• **Data block**:
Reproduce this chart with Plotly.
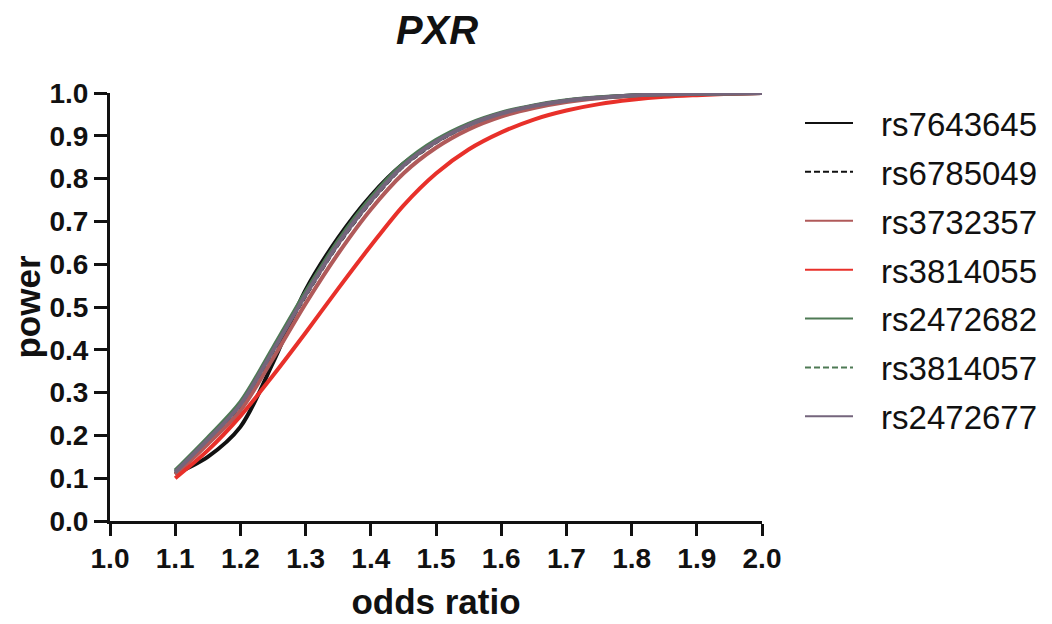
import plotly.graph_objects as go

odds_ratio = [1.10, 1.15, 1.20, 1.25, 1.30, 1.35, 1.40, 1.45, 1.50, 1.55,
              1.60, 1.65, 1.70, 1.75, 1.80, 1.85, 1.90, 1.95, 2.00]

rs7643645 = [0.110, 0.150, 0.220, 0.370, 0.540, 0.662, 0.760, 0.835, 0.887, 0.926,
             0.952, 0.970, 0.982, 0.989, 0.994, 0.997, 0.998, 0.999, 1.000]
rs6785049 = [0.112, 0.188, 0.268, 0.395, 0.525, 0.645, 0.745, 0.828, 0.884, 0.924,
             0.951, 0.969, 0.981, 0.989, 0.994, 0.997, 0.998, 0.999, 1.000]
rs3732357 = [0.108, 0.180, 0.258, 0.380, 0.508, 0.625, 0.728, 0.812, 0.872, 0.915,
             0.945, 0.965, 0.979, 0.988, 0.993, 0.996, 0.998, 0.999, 1.000]
rs3814055 = [0.100, 0.165, 0.245, 0.340, 0.440, 0.543, 0.643, 0.737, 0.812, 0.868,
             0.908, 0.938, 0.959, 0.974, 0.984, 0.991, 0.995, 0.998, 1.000]
rs2472682 = [0.118, 0.195, 0.278, 0.405, 0.535, 0.655, 0.755, 0.835, 0.890, 0.928,
             0.954, 0.971, 0.983, 0.990, 0.994, 0.997, 0.998, 0.999, 1.000]
rs3814057 = [0.116, 0.193, 0.275, 0.402, 0.532, 0.652, 0.752, 0.833, 0.888, 0.927,
             0.953, 0.970, 0.982, 0.989, 0.994, 0.997, 0.998, 0.999, 1.000]
rs2472677 = [0.114, 0.190, 0.272, 0.398, 0.528, 0.648, 0.748, 0.830, 0.886, 0.925,
             0.952, 0.970, 0.982, 0.989, 0.994, 0.997, 0.998, 0.999, 1.000]

series = [
    ("rs7643645", rs7643645, "#111111", "solid"),
    ("rs6785049", rs6785049, "#111111", "dash"),
    ("rs3732357", rs3732357, "#b05a5a", "solid"),
    ("rs3814055", rs3814055, "#e8302a", "solid"),
    ("rs2472682", rs2472682, "#4e7a55", "solid"),
    ("rs3814057", rs3814057, "#4e7a55", "dash"),
    ("rs2472677", rs2472677, "#74657c", "solid"),
]

x_ticks = [1.0, 1.1, 1.2, 1.3, 1.4, 1.5, 1.6, 1.7, 1.8, 1.9, 2.0]
y_ticks = [0.0, 0.1, 0.2, 0.3, 0.4, 0.5, 0.6, 0.7, 0.8, 0.9, 1.0]

FONT = "Liberation Sans, Arial, sans-serif"
INK = "#111111"
LEGEND_PAD = "\u2002\u2009"  # visual gap between key line and label

fig = go.Figure()
for i, (name, vals, color, dash) in enumerate(series):
    fig.add_trace(go.Scatter(
        x=odds_ratio, y=vals, mode="lines", name=name, showlegend=False,
        legendgroup=f"g{i}",
        line=dict(color=color, width=4 if dash == "solid" else 3,
                  dash="6px,3px" if dash == "dash" else "solid",
                  shape="spline", smoothing=0.9),
    ))
    fig.add_trace(go.Scatter(
        x=[None], y=[None], mode="lines", name=LEGEND_PAD + name, showlegend=True,
        legendgroup=f"g{i}",
        line=dict(color=color, width=2, dash="6px,3px" if dash == "dash" else "solid"),
    ))

tick_font = dict(family=FONT, size=28, color=INK)
title_font = dict(family=FONT, size=35, color=INK)
fig.update_layout(
    width=1052, height=624,
    margin=dict(l=102, r=298, t=85, b=111, autoexpand=False),
    paper_bgcolor="white", plot_bgcolor="white",
    title=dict(text="<b><i>PXR</i></b>", x=429 / 1052, xanchor="center",
               y=1 - 22 / 624, yanchor="middle", xref="container", yref="container",
               font=dict(family=FONT, size=40, color=INK)),
    xaxis=dict(range=[1.0, 2.0], tickvals=x_ticks, ticktext=[f"<b>{v:.1f}</b>" for v in x_ticks],
               showgrid=False, zeroline=False, showline=True, linecolor=INK, linewidth=3,
               ticks="outside", ticklen=12, tickwidth=3, tickcolor=INK, tickfont=tick_font,
               ticklabelstandoff=-2, automargin=False,
               title=dict(text="<b>odds ratio</b>", font=title_font, standoff=17)),
    yaxis=dict(range=[0.0, 1.0], tickvals=y_ticks, ticktext=[f"<b>{v:.1f}</b>" for v in y_ticks],
               showgrid=False, zeroline=False, showline=True, linecolor=INK, linewidth=3,
               ticks="outside", ticklen=13, tickwidth=3, tickcolor=INK, tickfont=tick_font,
               automargin=False,
               title=dict(text="<b>power</b>", font=title_font, standoff=18)),
    legend=dict(x=792 / 1052, xref="container", xanchor="left",
                y=1 - 87 / 624, yref="container", yanchor="top",
                font=dict(family=FONT, size=33, color=INK),
                tracegroupgap=3, itemwidth=48, bgcolor="rgba(0,0,0,0)",
                maxheight=600),
    showlegend=True,
)

fig.write_html("out.html")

• **Problem to solve**:
Copy every line above word for word and exclude the pictures.

• **Response for this exercise**:
Reproduce this chart with Plotly.
import plotly.graph_objects as go

odds_ratio = [1.10, 1.15, 1.20, 1.25, 1.30, 1.35, 1.40, 1.45, 1.50, 1.55,
              1.60, 1.65, 1.70, 1.75, 1.80, 1.85, 1.90, 1.95, 2.00]

rs7643645 = [0.110, 0.150, 0.220, 0.370, 0.540, 0.662, 0.760, 0.835, 0.887, 0.926,
             0.952, 0.970, 0.982, 0.989, 0.994, 0.997, 0.998, 0.999, 1.000]
rs6785049 = [0.112, 0.188, 0.268, 0.395, 0.525, 0.645, 0.745, 0.828, 0.884, 0.924,
             0.951, 0.969, 0.981, 0.989, 0.994, 0.997, 0.998, 0.999, 1.000]
rs3732357 = [0.108, 0.180, 0.258, 0.380, 0.508, 0.625, 0.728, 0.812, 0.872, 0.915,
             0.945, 0.965, 0.979, 0.988, 0.993, 0.996, 0.998, 0.999, 1.000]
rs3814055 = [0.100, 0.165, 0.245, 0.340, 0.440, 0.543, 0.643, 0.737, 0.812, 0.868,
             0.908, 0.938, 0.959, 0.974, 0.984, 0.991, 0.995, 0.998, 1.000]
rs2472682 = [0.118, 0.195, 0.278, 0.405, 0.535, 0.655, 0.755, 0.835, 0.890, 0.928,
             0.954, 0.971, 0.983, 0.990, 0.994, 0.997, 0.998, 0.999, 1.000]
rs3814057 = [0.116, 0.193, 0.275, 0.402, 0.532, 0.652, 0.752, 0.833, 0.888, 0.927,
             0.953, 0.970, 0.982, 0.989, 0.994, 0.997, 0.998, 0.999, 1.000]
rs2472677 = [0.114, 0.190, 0.272, 0.398, 0.528, 0.648, 0.748, 0.830, 0.886, 0.925,
             0.952, 0.970, 0.982, 0.989, 0.994, 0.997, 0.998, 0.999, 1.000]

series = [
    ("rs7643645", rs7643645, "#111111", "solid"),
    ("rs6785049", rs6785049, "#111111", "dash"),
    ("rs3732357", rs3732357, "#b05a5a", "solid"),
    ("rs3814055", rs3814055, "#e8302a", "solid"),
    ("rs2472682", rs2472682, "#4e7a55", "solid"),
    ("rs3814057", rs3814057, "#4e7a55", "dash"),
    ("rs2472677", rs2472677, "#74657c", "solid"),
]

x_ticks = [1.0, 1.1, 1.2, 1.3, 1.4, 1.5, 1.6, 1.7, 1.8, 1.9, 2.0]
y_ticks = [0.0, 0.1, 0.2, 0.3, 0.4, 0.5, 0.6, 0.7, 0.8, 0.9, 1.0]

FONT = "Liberation Sans, Arial, sans-serif"
INK = "#111111"
LEGEND_PAD = "\u2002\u2009"  # visual gap between key line and label

fig = go.Figure()
for i, (name, vals, color, dash) in enumerate(series):
    fig.add_trace(go.Scatter(
        x=odds_ratio, y=vals, mode="lines", name=name, showlegend=False,
        legendgroup=f"g{i}",
        line=dict(color=color, width=4 if dash == "solid" else 3,
                  dash="6px,3px" if dash == "dash" else "solid",
                  shape="spline", smoothing=0.9),
    ))
    fig.add_trace(go.Scatter(
        x=[None], y=[None], mode="lines", name=LEGEND_PAD + name, showlegend=True,
        legendgroup=f"g{i}",
        line=dict(color=color, width=2, dash="6px,3px" if dash == "dash" else "solid"),
    ))

tick_font = dict(family=FONT, size=28, color=INK)
title_font = dict(family=FONT, size=35, color=INK)
fig.update_layout(
    width=1052, height=624,
    margin=dict(l=102, r=298, t=85, b=111, autoexpand=False),
    paper_bgcolor="white", plot_bgcolor="white",
    title=dict(text="<b><i>PXR</i></b>", x=429 / 1052, xanchor="center",
               y=1 - 22 / 624, yanchor="middle", xref="container", yref="container",
               font=dict(family=FONT, size=40, color=INK)),
    xaxis=dict(range=[1.0, 2.0], tickvals=x_ticks, ticktext=[f"<b>{v:.1f}</b>" for v in x_ticks],
               showgrid=False, zeroline=False, showline=True, linecolor=INK, linewidth=3,
               ticks="outside", ticklen=12, tickwidth=3, tickcolor=INK, tickfont=tick_font,
               ticklabelstandoff=-2, automargin=False,
               title=dict(text="<b>odds ratio</b>", font=title_font, standoff=17)),
    yaxis=dict(range=[0.0, 1.0], tickvals=y_ticks, ticktext=[f"<b>{v:.1f}</b>" for v in y_ticks],
               showgrid=False, zeroline=False, showline=True, linecolor=INK, linewidth=3,
               ticks="outside", ticklen=13, tickwidth=3, tickcolor=INK, tickfont=tick_font,
               automargin=False,
               title=dict(text="<b>power</b>", font=title_font, standoff=18)),
    legend=dict(x=792 / 1052, xref="container", xanchor="left",
                y=1 - 87 / 624, yref="container", yanchor="top",
                font=dict(family=FONT, size=33, color=INK),
                tracegroupgap=3, itemwidth=48, bgcolor="rgba(0,0,0,0)",
                maxheight=600),
    showlegend=True,
)

fig.write_html("out.html")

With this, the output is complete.